Teens placed in these settings do not have any right to appeal their confinement: they may be held without contact with the outside world until they turn 18.

Moreover, in the programs, they are often subject to "therapies" that many consider torturous: food deprivation, sleep deprivation, total isolation, punitive restraint and constant emotional and even sexual humiliation. When such tactics are used on suspected terrorists, there is a human rights outcry-- but these programs have done everything short of water-boarding kids with impunity for decades.

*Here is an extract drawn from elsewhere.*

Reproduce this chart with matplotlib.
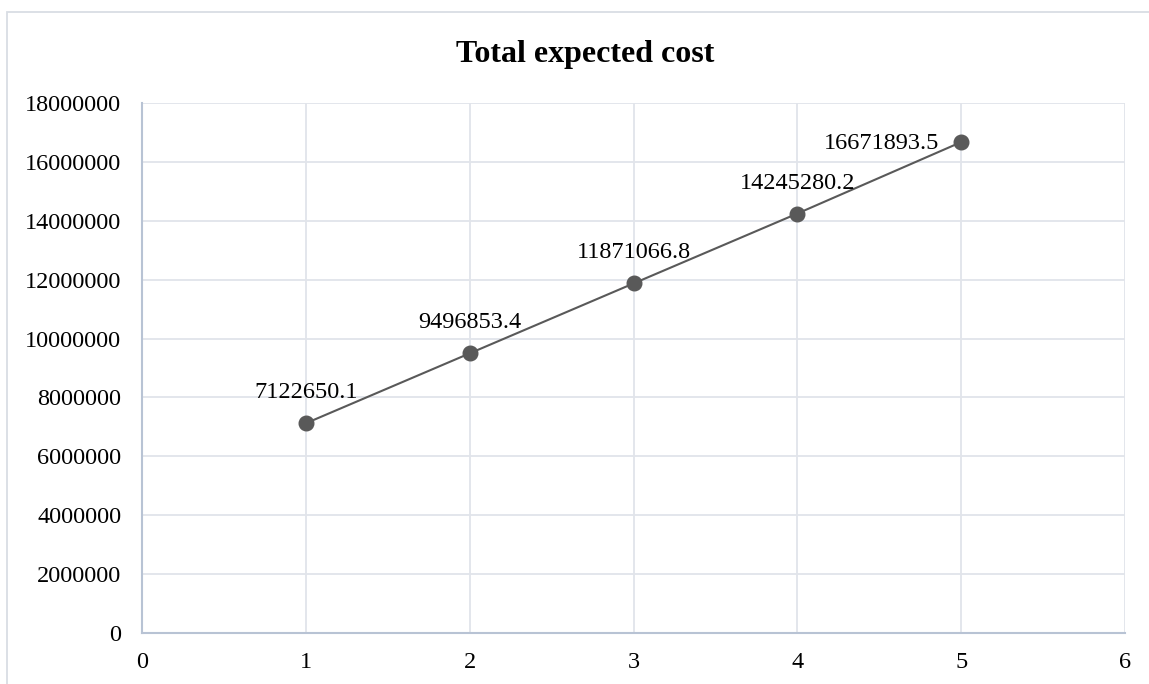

For example, one girl was made to dress as a prostitute, wearing a nametag that said "Shameful Slut." "Slut, 25 cents" was written on her skin in lipstick. Boys had to yell "slut" and "ho" and "bitch" at her. Others were made to wear diapers and boys were dressed in drag and called "faggot." In another program, a girl was gagged with Kotex; another was made to clean toilets with her bare hands. Some children had to use their toothbrushes first to scrub the floors, then their teeth.

That's not to mention the dozens of gruesome deaths that have occurred because "tough love" ideology does not accept the idea that teens ever have legitimate medical complaints. One boy lost control of his urine and bowels as he began to die-- and was humiliated for it by program staff, saying he was doing it deliberately. Another, also accused of faking, had two and a half quarts of pus in his chest when he was autopsied.

Right now, of course, seven boot camp guards and a nurse in Florida are on trial for manslaughter in another death-- that of a 14-year-old boy who couldn't complete required exercises and was beaten and forced to inhale ammonia to prove he wasn't faking. He died proving it.

I hope that these hearings will bring national attention to this issue. Hundreds of thousands of teens have been sent over the last 30 years-- and the industry continues to grow. There is no proof that its "product" helps anyone-- and a great deal of research suggesting that the programs may be causing significant harm.

We don't allow amateurs to diagnose and treat physical illnesses-- so why are we letting untrained people have total control, with no checks and balances, over vulnerable teens who have no way of contesting their confinement? I will have more after the hearings.